On February 4, 2019, the Association entered into a contract with D3G Architects to design the Beach Cabana. On April 19, 2019, the Association entered into a contract with JM Allen Construction to serve as the general contractor for the construction of the Cabana.
Construction began in early January 2020. Adam Buckler, Ponderosa Management’s Director of Maintenance discovered the hangers and truss plates were galvanized which differed from the structural plans which called for stainless steel. Therefore, on March 4, 2020, Terracon, an independent consulting firm hired by the Association to perform special inspections at the project issued a report stating that the truss hangers being installed at the project were not the type specified in the structural plans. The concern is that the truss connectors are subject to corrosion because they are not Hot-Dip galvanized or stainless steel. This report was provided to the contractor and architect.

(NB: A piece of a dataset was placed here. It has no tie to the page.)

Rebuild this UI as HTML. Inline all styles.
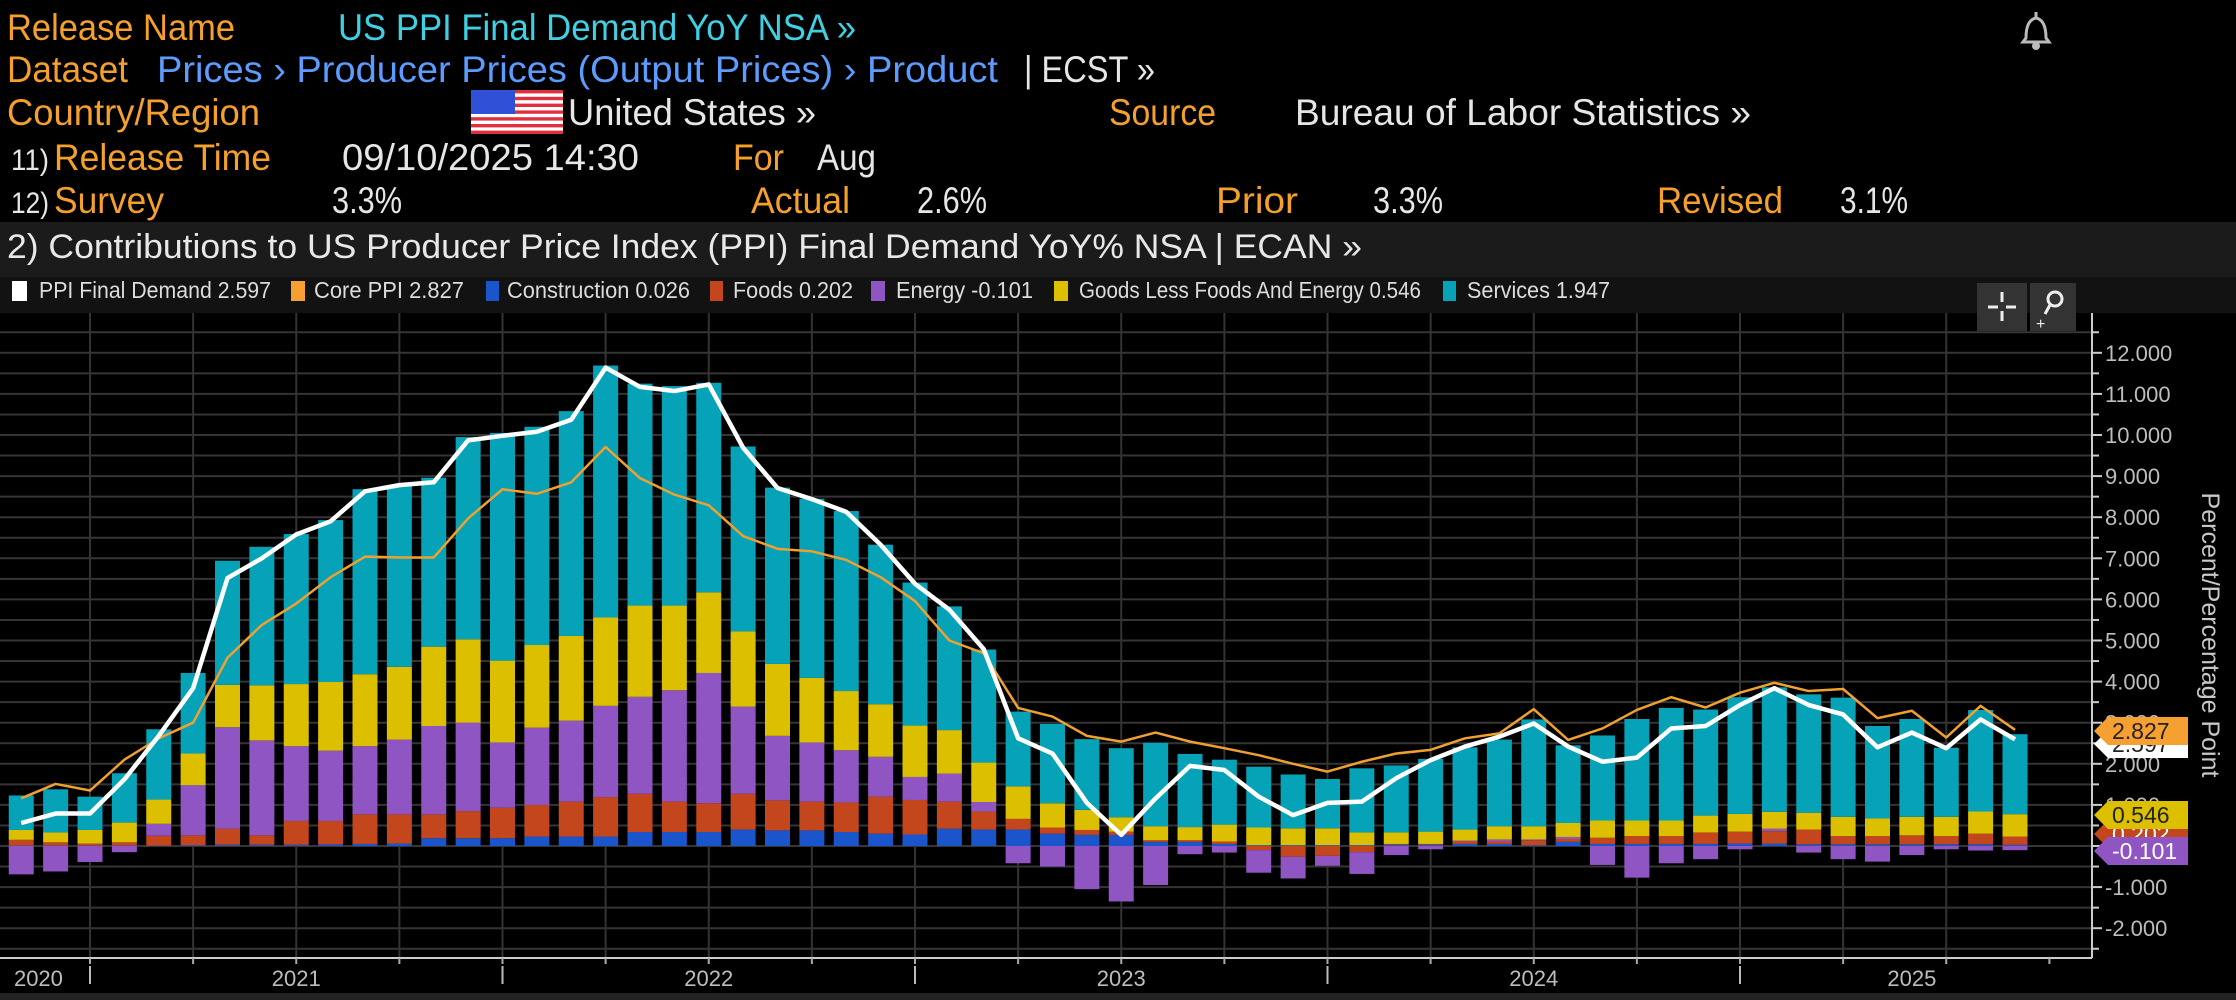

Thereafter, the project architect, project engineer and contractor attempted to develop a plan to correct the use of the wrong materials without having to remove and replace the materials. The architect and engineer contacted the truss manufacturer and recommended a coating of the installed materials in order to provide the materials with the proper anti-corrosion properties. The general contractor began the coating process.
The Association hired Scott Coffman, P.E. of the engineering firm Construction Science & Engineering to analyze the existing conditions at the project and provide an opinion as to the coating process being utilized at the project. Mr. Coffman performed a site visit on April 8, 2020. After conducting a site visit, Mr. Coffman conducted research regarding the materials installed at the project and the materials being used for the coating process.
Following his research, Mr. Coffman stated that, in his opinion, the materials installed at the project were improper and not suitable for a coastal environment. Mr. Coffman further stated that the coating process being used by the contractor was not acceptable. As a result, Mr. Coffman has recommended that all metal plate wood trusses should be removed and replaced with proper materials.
Additionally, on April 2, 2020, the general contractor issued Change Order Proposal No. 9 wherein the contractor requested the sum of $694,991.70 in additional funds for “overages to the job cost” due to the inability to construct the project for the contract price of $1.5 million.
The Association has not accepted this Change Order. Furthermore, the additional amount of the cost of construction has caused the total project cost to exceed the general contractor’s license limitations and the general contractor can no longer legally work on the project.
As a result of the above-referenced items, the Association, after consultation with counsel, has terminated its contracts with the general contractor and the architect and is initiating claims against the general contractor, architect, engineer and truss manufacturer in order to recover the additional cost associated with the repair and completion of this project.
Thursday, March 5
We continue to make progress at the Beach Cabana. While there has been minimal slowing of the construction due to the rain, you can see from the photos below that we are moving along with the floor trusses and LVL (Laminated Veneer Lumber) beams.
Sunday, March 1
We have had a lot of rain over the last several weeks. While the contractor has not lost any time due to the rain, they have not been able to move ahead of schedule. We are still anticipating the construction process to be completed sometime in September 2020.
The block work is in the final stages and the contractors have begun to install the floor trusses. The framing work continues. There is a possibility that time can be gained during the framework construction.